**RAW RECORDS:**
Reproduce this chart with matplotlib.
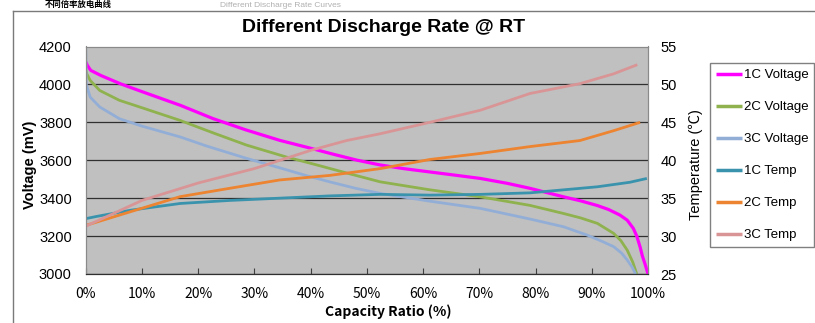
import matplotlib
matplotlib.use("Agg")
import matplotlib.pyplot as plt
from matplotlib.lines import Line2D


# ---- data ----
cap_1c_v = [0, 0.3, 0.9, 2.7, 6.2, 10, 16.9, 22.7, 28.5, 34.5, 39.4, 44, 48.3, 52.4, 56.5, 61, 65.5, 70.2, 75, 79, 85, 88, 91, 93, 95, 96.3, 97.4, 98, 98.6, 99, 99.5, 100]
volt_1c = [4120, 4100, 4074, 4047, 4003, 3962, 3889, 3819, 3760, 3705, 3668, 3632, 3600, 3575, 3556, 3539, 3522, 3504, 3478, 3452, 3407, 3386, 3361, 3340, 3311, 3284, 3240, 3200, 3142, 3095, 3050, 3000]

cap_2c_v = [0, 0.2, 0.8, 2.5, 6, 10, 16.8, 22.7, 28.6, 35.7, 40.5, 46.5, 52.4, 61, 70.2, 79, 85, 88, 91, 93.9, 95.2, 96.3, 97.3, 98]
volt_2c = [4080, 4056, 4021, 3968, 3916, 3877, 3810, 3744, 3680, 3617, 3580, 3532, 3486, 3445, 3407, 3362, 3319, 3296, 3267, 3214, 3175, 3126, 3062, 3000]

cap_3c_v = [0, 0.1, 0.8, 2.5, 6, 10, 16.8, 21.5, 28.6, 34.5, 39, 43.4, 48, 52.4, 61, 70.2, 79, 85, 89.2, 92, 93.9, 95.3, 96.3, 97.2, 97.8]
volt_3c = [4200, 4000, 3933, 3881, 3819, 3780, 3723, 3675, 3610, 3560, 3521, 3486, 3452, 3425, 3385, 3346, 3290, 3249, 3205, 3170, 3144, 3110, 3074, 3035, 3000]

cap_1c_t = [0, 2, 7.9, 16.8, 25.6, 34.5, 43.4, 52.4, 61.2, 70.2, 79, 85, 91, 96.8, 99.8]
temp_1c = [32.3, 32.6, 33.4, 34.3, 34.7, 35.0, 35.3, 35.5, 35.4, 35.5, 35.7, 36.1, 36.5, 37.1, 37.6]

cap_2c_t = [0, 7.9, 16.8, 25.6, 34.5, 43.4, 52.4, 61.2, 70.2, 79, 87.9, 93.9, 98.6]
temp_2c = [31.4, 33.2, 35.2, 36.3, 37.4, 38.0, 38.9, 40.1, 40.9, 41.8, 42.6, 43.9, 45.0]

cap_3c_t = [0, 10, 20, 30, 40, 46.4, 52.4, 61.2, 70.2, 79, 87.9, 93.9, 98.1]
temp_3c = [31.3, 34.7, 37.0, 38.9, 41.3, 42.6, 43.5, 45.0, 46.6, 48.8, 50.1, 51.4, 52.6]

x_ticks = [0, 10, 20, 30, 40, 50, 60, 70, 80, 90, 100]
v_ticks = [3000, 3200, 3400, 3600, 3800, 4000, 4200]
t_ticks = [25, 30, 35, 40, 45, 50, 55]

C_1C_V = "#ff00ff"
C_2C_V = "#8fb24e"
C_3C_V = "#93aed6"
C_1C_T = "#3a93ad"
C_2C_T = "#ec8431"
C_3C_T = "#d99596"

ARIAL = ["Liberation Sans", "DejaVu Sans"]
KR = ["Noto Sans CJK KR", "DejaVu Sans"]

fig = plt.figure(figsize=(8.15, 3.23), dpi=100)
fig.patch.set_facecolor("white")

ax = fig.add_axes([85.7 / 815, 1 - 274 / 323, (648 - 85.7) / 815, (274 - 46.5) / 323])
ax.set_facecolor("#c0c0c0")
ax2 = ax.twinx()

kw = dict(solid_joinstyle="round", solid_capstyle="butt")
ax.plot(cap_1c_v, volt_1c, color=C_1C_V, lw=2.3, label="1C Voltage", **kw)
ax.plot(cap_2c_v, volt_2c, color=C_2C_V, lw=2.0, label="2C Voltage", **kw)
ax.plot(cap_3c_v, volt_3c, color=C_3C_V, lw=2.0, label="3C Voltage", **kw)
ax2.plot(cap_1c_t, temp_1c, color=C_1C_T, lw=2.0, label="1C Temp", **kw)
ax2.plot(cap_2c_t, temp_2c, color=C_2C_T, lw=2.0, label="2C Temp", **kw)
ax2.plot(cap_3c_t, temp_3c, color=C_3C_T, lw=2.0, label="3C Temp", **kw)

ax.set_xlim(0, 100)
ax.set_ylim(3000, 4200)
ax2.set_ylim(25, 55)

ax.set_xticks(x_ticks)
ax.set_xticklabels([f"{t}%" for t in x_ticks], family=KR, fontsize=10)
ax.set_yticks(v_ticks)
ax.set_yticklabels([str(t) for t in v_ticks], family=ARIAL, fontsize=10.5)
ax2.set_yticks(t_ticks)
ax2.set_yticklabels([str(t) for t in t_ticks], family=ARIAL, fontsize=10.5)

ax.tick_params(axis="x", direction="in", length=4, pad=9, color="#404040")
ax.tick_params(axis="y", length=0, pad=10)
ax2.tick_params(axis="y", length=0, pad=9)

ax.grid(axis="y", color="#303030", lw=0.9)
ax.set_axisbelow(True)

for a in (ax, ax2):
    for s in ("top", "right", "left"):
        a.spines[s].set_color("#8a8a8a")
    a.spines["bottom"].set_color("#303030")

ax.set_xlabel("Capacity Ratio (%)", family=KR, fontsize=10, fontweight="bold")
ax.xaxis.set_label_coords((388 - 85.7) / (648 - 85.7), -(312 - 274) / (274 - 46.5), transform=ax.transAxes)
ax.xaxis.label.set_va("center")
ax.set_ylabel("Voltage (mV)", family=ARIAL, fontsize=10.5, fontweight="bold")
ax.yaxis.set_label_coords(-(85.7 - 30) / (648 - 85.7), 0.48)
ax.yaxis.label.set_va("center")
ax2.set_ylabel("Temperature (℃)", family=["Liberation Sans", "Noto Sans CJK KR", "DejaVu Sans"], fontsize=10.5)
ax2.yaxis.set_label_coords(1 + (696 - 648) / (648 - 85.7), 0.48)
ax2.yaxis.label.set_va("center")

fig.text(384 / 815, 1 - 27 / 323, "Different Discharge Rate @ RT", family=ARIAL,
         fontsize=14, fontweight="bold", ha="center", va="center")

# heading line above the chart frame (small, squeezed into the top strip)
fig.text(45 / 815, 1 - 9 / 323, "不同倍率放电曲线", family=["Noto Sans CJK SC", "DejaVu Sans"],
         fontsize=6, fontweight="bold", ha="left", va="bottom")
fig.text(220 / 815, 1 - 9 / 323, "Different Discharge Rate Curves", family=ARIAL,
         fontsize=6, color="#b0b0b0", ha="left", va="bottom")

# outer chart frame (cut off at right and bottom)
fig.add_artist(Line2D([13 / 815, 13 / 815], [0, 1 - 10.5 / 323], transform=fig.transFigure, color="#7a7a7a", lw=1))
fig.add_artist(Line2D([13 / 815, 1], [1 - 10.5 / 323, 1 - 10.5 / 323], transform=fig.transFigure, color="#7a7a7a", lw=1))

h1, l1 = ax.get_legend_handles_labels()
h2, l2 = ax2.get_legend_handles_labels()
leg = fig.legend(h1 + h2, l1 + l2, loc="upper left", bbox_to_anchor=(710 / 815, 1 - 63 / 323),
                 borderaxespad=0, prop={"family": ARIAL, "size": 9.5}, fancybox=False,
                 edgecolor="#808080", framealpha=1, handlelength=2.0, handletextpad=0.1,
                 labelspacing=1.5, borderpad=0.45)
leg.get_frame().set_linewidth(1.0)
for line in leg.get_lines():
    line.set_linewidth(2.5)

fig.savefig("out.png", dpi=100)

...

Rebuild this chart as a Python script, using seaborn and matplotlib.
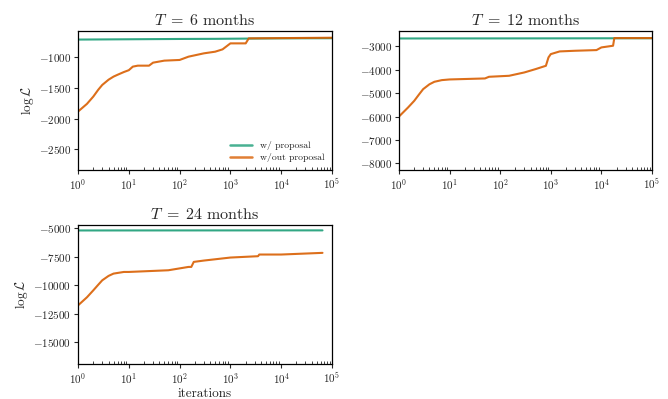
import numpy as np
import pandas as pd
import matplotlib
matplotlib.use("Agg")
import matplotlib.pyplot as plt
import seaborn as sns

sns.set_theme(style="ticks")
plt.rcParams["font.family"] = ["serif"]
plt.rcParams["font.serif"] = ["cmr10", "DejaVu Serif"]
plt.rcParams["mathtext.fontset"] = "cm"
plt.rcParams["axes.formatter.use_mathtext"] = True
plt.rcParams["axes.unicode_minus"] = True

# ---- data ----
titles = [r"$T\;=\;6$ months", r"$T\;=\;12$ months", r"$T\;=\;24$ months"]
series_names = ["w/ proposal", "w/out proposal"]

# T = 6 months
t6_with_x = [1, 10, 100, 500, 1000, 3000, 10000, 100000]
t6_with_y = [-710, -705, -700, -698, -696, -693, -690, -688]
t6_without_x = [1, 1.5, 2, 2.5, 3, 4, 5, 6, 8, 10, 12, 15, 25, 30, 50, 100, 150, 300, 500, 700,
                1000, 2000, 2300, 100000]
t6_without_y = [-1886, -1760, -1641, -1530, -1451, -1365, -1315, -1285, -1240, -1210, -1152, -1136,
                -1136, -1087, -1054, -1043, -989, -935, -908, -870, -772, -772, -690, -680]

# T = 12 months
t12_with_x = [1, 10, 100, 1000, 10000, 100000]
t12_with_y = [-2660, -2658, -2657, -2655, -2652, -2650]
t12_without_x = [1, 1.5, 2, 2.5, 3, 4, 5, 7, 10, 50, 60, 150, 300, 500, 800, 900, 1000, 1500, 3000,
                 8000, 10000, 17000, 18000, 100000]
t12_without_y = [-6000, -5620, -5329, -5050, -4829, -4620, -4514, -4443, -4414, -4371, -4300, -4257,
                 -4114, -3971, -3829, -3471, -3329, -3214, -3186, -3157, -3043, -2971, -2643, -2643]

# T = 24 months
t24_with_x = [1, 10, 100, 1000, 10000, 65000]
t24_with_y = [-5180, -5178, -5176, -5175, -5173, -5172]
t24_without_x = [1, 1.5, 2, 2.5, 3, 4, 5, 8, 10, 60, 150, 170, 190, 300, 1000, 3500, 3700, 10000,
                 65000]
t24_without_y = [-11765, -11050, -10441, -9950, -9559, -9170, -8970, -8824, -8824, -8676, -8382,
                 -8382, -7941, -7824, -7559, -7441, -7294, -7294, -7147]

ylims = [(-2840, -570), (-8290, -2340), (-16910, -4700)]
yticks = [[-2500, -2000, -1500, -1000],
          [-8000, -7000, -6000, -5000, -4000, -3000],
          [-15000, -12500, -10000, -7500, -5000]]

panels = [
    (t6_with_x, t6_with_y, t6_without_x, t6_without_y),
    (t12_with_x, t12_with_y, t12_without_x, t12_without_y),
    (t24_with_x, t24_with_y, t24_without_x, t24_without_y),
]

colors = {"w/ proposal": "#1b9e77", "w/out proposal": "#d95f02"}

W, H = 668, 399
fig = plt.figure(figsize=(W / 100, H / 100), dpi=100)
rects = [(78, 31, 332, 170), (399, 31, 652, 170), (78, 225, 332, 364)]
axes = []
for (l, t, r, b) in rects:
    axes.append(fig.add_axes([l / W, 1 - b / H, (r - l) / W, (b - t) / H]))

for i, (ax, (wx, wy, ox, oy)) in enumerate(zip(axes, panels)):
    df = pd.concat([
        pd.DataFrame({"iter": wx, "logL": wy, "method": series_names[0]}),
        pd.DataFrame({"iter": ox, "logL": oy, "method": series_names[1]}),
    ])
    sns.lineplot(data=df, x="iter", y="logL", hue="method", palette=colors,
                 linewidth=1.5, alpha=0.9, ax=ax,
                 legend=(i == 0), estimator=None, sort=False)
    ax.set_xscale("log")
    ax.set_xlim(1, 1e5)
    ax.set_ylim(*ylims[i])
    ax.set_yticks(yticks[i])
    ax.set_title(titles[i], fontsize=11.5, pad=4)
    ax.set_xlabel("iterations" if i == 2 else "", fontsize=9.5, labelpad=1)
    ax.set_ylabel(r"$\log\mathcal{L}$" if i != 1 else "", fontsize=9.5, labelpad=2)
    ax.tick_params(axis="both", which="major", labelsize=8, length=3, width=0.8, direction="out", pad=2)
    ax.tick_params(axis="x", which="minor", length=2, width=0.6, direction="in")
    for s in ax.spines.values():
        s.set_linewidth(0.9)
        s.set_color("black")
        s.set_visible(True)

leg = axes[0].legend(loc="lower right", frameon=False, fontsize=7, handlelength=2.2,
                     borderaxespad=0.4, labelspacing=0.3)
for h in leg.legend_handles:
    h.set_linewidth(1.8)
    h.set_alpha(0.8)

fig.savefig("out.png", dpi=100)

**WRITTEN TASK:** Extract all lines containing the word "chart".

**COMPLETED EXERCISE:**
Reproduce this chart with matplotlib.
# heading line above the chart frame (small, squeezed into the top strip)
# outer chart frame (cut off at right and bottom)
Rebuild this chart as a Python script, using seaborn and matplotlib.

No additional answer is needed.